**Exercise directions**
Lines containing the string "this" are to be collected in full.

--

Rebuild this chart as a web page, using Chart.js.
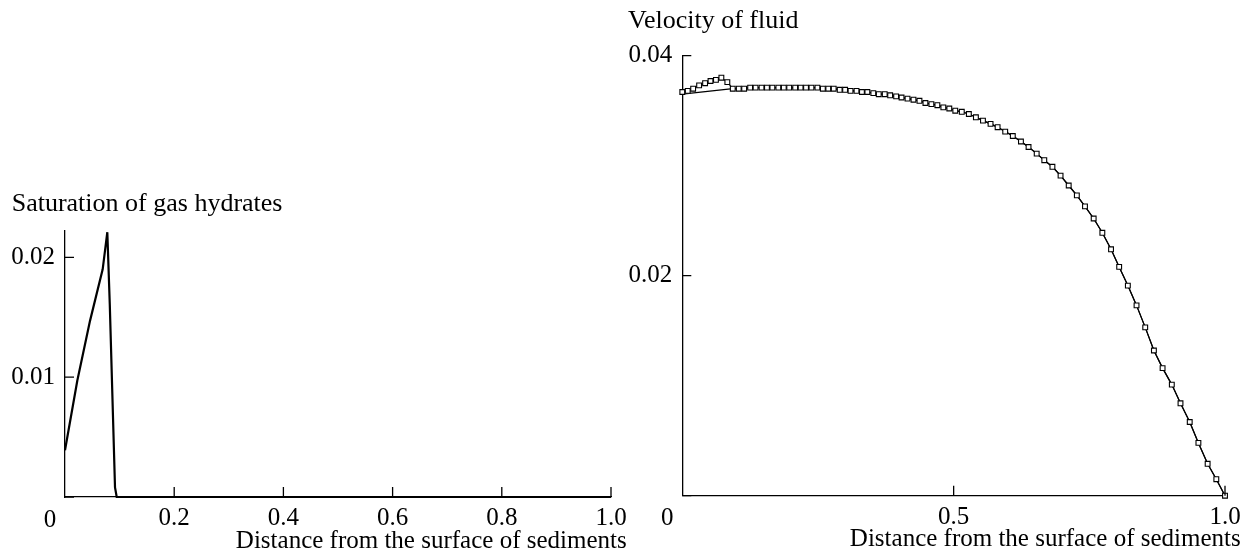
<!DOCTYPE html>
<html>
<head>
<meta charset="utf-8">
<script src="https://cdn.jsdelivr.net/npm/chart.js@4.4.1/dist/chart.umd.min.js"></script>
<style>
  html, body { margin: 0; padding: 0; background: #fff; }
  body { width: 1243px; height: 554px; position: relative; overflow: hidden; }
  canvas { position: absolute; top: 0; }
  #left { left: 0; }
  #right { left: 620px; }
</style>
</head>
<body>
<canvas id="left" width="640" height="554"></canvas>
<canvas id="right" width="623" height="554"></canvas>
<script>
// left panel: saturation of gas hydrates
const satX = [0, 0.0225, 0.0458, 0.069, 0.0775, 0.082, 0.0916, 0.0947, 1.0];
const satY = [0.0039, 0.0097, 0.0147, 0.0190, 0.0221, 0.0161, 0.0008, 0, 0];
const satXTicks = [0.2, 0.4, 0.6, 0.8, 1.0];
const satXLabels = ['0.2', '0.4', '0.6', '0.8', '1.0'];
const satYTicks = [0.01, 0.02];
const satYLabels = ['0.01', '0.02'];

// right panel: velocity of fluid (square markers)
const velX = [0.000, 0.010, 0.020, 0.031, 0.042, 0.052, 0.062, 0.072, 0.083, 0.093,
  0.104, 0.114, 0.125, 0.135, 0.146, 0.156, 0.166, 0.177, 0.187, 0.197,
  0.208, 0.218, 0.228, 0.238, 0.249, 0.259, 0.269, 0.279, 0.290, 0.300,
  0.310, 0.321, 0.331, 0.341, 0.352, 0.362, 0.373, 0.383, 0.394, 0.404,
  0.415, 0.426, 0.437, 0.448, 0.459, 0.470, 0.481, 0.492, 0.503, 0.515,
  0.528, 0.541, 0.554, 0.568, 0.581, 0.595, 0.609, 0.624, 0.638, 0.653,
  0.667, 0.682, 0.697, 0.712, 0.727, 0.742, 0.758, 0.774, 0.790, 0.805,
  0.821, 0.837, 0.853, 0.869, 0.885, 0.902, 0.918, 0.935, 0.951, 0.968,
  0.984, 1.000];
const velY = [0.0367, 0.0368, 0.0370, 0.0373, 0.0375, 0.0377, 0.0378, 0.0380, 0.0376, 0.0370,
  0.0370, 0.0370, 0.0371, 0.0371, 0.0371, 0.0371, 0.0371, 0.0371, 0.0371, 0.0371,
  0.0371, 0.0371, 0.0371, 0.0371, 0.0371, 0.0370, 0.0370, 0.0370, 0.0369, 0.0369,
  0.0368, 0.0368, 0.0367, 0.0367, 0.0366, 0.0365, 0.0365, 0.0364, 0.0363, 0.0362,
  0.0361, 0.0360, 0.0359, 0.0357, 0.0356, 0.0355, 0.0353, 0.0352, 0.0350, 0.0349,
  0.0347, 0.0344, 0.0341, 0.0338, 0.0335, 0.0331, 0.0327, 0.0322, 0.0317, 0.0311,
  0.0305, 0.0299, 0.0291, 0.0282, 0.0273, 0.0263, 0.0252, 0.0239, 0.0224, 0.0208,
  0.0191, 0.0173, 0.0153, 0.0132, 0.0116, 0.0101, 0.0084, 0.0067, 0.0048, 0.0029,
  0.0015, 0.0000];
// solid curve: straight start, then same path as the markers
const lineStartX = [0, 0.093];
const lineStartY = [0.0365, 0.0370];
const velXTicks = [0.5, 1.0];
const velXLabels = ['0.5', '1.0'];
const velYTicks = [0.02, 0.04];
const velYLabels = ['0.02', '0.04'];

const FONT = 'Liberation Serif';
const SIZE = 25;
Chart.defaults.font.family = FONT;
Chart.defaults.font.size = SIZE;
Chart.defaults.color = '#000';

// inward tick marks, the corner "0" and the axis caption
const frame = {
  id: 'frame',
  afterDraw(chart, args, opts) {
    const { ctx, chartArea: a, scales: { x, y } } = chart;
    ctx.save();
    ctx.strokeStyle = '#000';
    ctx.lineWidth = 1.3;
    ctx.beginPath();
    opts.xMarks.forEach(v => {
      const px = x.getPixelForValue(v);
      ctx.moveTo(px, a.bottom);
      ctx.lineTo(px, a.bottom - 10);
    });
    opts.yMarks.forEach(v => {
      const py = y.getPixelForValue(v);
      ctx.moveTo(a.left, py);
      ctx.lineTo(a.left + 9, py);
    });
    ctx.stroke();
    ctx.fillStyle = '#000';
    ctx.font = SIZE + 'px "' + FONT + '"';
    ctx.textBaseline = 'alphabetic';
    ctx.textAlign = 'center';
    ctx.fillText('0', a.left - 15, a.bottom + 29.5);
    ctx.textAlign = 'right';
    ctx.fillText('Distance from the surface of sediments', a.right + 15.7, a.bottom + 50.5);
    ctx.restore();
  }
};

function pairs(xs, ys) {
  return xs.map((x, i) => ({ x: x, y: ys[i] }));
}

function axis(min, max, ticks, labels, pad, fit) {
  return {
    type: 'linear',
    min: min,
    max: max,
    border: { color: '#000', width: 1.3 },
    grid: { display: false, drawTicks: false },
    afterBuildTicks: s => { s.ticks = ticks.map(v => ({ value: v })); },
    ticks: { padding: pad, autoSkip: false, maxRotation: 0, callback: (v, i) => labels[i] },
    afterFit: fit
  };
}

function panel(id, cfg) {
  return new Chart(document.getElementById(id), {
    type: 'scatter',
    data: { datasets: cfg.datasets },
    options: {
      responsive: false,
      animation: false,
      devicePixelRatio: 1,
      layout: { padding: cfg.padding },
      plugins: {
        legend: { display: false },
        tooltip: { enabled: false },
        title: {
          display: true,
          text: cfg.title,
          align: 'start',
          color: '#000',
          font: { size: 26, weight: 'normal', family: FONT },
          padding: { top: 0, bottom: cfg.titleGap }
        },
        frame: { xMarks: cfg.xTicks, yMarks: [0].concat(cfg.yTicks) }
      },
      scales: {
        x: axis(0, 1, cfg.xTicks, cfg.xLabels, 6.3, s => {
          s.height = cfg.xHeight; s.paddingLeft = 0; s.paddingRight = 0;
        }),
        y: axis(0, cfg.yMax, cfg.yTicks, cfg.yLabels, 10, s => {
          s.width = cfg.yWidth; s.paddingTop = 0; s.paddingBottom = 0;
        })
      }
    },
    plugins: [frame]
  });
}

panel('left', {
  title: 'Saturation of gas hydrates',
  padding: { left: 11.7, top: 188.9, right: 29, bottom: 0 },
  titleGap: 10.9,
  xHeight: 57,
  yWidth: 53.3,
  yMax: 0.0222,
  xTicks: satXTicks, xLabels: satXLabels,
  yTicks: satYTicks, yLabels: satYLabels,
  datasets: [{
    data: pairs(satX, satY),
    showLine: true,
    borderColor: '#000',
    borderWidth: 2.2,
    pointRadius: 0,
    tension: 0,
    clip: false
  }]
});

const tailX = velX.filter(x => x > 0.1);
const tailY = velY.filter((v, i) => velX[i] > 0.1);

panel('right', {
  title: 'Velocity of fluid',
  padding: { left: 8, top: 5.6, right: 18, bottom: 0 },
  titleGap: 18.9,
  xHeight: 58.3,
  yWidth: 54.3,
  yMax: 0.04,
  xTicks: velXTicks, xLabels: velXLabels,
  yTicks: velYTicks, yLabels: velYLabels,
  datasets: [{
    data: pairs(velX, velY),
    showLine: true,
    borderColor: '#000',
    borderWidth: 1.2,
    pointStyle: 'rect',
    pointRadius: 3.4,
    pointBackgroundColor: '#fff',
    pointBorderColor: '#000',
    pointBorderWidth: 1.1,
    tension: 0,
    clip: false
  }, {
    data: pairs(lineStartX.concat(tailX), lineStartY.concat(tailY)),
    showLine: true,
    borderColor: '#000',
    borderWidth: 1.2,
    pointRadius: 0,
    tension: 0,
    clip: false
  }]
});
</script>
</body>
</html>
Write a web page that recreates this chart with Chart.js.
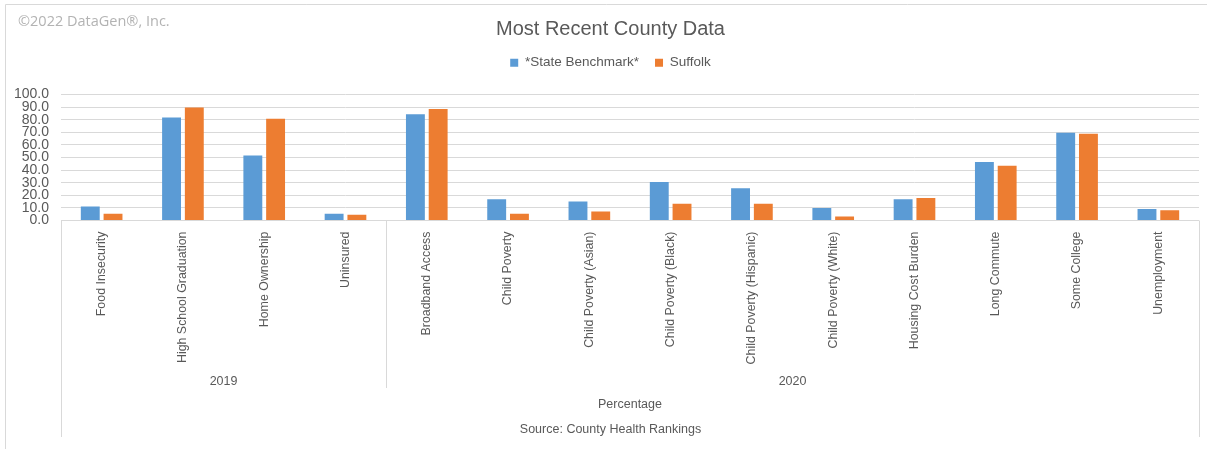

--

**Complete output**
Rebuild this chart as a web page, using Chart.js.
Write a web page that recreates this chart with Chart.js.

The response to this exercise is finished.